#### Exercise materials
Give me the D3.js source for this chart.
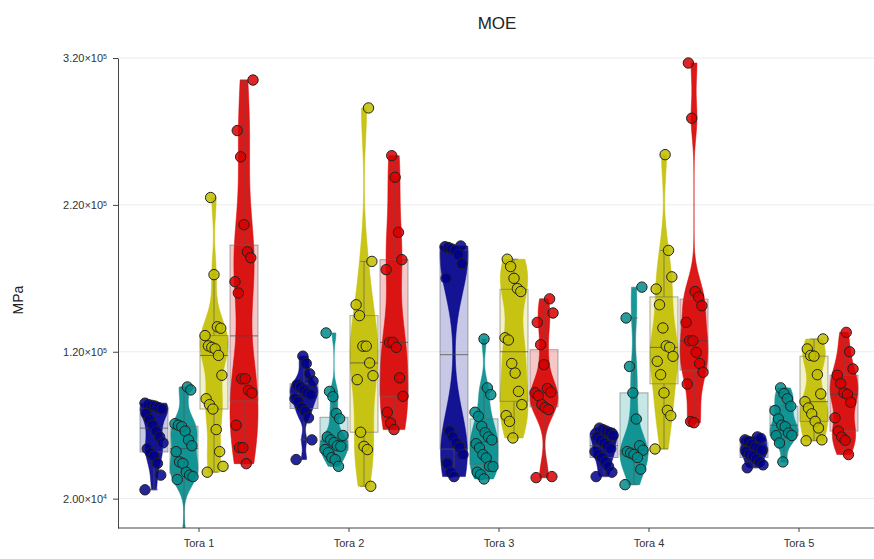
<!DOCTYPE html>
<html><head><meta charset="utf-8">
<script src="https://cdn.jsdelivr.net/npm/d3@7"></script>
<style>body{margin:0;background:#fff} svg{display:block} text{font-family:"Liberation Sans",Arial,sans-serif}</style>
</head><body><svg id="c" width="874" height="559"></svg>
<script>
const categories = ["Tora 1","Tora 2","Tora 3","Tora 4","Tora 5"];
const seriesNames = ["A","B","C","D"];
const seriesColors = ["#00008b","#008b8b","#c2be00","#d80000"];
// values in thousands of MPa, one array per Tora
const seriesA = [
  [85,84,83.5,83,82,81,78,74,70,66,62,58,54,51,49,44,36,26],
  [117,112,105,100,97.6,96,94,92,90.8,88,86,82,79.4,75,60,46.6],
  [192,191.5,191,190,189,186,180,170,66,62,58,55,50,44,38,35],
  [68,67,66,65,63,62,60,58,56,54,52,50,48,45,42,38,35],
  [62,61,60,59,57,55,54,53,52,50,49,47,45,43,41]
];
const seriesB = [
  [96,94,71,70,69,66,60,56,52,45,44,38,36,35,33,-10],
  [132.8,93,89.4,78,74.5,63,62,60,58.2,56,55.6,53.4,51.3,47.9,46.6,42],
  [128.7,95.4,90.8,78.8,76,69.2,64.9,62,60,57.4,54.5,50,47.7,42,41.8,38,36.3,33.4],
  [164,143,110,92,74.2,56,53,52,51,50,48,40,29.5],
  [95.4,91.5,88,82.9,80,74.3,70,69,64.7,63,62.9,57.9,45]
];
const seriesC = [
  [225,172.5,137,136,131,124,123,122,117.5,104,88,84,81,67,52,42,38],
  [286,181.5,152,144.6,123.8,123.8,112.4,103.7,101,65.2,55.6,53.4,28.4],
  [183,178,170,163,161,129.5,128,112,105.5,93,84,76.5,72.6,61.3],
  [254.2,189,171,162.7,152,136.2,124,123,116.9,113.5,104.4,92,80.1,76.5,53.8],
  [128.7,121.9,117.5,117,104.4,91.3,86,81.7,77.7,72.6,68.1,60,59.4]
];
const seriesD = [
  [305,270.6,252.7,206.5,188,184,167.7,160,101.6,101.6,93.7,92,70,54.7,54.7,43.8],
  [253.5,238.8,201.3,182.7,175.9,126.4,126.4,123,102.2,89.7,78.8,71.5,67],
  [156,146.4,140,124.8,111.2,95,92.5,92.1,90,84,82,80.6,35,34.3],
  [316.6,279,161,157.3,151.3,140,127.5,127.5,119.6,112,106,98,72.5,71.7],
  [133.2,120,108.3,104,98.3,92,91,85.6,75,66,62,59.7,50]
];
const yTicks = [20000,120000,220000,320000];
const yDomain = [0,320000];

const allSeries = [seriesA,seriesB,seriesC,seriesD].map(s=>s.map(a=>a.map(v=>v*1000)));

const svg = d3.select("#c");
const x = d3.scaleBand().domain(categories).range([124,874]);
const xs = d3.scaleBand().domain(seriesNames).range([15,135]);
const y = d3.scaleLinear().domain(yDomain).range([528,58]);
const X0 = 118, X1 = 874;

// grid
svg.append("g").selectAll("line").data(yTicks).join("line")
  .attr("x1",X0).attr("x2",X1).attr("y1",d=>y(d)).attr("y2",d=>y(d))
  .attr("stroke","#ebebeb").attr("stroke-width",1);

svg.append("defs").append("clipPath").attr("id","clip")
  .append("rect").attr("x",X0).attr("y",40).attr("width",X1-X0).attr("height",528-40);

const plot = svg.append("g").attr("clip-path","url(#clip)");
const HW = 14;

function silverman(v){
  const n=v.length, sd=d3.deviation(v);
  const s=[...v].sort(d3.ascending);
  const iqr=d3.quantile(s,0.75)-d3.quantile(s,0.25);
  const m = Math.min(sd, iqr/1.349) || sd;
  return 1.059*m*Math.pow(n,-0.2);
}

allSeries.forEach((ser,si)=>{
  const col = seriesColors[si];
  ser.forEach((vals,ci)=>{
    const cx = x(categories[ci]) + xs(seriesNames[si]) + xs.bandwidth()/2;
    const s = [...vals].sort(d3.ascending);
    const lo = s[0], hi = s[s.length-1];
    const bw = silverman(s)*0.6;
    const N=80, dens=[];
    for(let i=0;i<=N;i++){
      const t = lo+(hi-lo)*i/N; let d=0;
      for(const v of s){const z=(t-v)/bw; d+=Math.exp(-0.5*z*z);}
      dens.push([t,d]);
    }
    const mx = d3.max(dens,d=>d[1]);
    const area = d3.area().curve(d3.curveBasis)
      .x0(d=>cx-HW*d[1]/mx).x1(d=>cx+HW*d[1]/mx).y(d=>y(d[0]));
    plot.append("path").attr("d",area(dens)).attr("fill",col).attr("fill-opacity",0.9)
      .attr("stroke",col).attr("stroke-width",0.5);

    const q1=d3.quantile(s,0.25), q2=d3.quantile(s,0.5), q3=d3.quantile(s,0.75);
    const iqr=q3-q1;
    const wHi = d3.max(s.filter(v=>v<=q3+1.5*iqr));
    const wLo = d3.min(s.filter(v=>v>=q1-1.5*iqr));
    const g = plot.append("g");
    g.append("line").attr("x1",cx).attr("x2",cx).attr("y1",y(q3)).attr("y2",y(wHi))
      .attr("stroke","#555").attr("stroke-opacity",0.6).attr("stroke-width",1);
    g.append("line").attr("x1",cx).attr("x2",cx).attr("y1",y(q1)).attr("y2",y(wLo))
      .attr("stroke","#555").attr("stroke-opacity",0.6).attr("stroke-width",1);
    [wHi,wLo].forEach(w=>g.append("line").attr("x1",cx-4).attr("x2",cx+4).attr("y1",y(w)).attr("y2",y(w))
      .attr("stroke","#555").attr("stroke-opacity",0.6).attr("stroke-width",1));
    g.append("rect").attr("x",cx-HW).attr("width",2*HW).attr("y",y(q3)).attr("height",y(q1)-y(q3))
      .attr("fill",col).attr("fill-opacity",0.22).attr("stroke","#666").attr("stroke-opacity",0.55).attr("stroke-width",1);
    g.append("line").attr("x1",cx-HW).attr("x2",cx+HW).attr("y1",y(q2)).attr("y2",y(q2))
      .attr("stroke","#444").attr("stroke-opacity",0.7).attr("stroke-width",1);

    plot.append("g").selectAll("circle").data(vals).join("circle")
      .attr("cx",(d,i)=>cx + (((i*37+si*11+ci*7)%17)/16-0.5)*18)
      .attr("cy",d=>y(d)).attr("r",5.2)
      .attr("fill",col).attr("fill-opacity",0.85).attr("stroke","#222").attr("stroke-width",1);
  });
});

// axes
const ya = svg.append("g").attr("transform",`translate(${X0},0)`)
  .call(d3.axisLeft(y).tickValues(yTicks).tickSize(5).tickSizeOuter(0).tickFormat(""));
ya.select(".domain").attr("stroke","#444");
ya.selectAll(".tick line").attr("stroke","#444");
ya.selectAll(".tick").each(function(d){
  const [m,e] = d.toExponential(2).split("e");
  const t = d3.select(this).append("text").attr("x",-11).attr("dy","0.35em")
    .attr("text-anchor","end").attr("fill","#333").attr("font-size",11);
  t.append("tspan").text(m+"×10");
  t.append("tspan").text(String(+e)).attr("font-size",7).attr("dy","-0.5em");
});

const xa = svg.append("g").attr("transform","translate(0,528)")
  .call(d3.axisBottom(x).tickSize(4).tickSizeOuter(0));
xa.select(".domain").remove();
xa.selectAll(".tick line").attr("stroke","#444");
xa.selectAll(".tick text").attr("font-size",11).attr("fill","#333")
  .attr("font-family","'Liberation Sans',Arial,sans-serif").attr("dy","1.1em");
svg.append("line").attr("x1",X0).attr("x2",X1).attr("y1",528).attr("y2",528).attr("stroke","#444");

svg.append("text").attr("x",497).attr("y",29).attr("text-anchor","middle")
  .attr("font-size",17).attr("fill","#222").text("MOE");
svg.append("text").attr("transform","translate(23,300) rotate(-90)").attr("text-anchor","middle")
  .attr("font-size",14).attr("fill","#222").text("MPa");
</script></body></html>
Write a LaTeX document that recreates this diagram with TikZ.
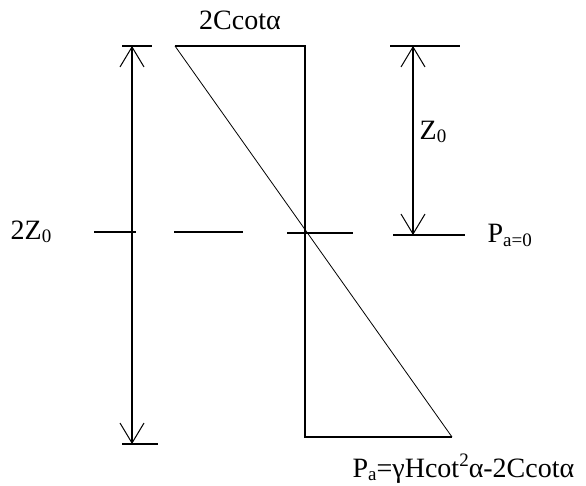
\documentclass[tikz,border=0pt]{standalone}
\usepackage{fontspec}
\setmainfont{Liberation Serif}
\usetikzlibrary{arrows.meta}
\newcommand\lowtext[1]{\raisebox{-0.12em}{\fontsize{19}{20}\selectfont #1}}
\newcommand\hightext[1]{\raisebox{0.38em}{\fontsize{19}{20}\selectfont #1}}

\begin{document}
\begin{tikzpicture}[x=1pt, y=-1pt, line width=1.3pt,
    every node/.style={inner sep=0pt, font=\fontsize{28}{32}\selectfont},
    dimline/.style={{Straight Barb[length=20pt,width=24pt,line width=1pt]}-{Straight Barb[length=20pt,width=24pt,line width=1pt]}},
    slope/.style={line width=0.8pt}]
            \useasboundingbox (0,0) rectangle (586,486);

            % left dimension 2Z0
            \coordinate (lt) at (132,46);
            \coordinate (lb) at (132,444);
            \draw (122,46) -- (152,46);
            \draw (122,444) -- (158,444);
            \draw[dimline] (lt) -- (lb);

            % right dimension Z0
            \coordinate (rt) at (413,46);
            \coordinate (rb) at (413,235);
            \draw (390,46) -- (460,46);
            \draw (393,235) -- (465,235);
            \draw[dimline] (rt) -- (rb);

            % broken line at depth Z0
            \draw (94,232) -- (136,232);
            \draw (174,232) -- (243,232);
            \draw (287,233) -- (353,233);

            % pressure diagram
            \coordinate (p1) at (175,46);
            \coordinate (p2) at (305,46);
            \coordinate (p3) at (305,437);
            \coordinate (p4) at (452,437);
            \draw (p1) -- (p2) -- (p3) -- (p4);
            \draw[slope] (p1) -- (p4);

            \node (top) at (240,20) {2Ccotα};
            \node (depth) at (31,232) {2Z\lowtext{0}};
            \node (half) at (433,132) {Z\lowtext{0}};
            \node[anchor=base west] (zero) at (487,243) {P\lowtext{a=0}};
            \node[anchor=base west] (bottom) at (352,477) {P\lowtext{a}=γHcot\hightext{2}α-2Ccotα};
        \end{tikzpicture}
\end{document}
########
● **What you have to do**: Print everything from the line with "Write a LaTeX" down to the line with "(287,233) -- (353,233);" in the entries above, both lines included and nothing more, without the pictures.

● **Solution for this task**:
Write a LaTeX document that recreates this diagram with TikZ.
\documentclass[tikz,border=0pt]{standalone}
\usepackage{fontspec}
\setmainfont{Liberation Serif}
\usetikzlibrary{arrows.meta}
\newcommand\lowtext[1]{\raisebox{-0.12em}{\fontsize{19}{20}\selectfont #1}}
\newcommand\hightext[1]{\raisebox{0.38em}{\fontsize{19}{20}\selectfont #1}}

\begin{document}
\begin{tikzpicture}[x=1pt, y=-1pt, line width=1.3pt,
    every node/.style={inner sep=0pt, font=\fontsize{28}{32}\selectfont},
    dimline/.style={{Straight Barb[length=20pt,width=24pt,line width=1pt]}-{Straight Barb[length=20pt,width=24pt,line width=1pt]}},
    slope/.style={line width=0.8pt}]
            \useasboundingbox (0,0) rectangle (586,486);

            % left dimension 2Z0
            \coordinate (lt) at (132,46);
            \coordinate (lb) at (132,444);
            \draw (122,46) -- (152,46);
            \draw (122,444) -- (158,444);
            \draw[dimline] (lt) -- (lb);

            % right dimension Z0
            \coordinate (rt) at (413,46);
            \coordinate (rb) at (413,235);
            \draw (390,46) -- (460,46);
            \draw (393,235) -- (465,235);
            \draw[dimline] (rt) -- (rb);

            % broken line at depth Z0
            \draw (94,232) -- (136,232);
            \draw (174,232) -- (243,232);
            \draw (287,233) -- (353,233);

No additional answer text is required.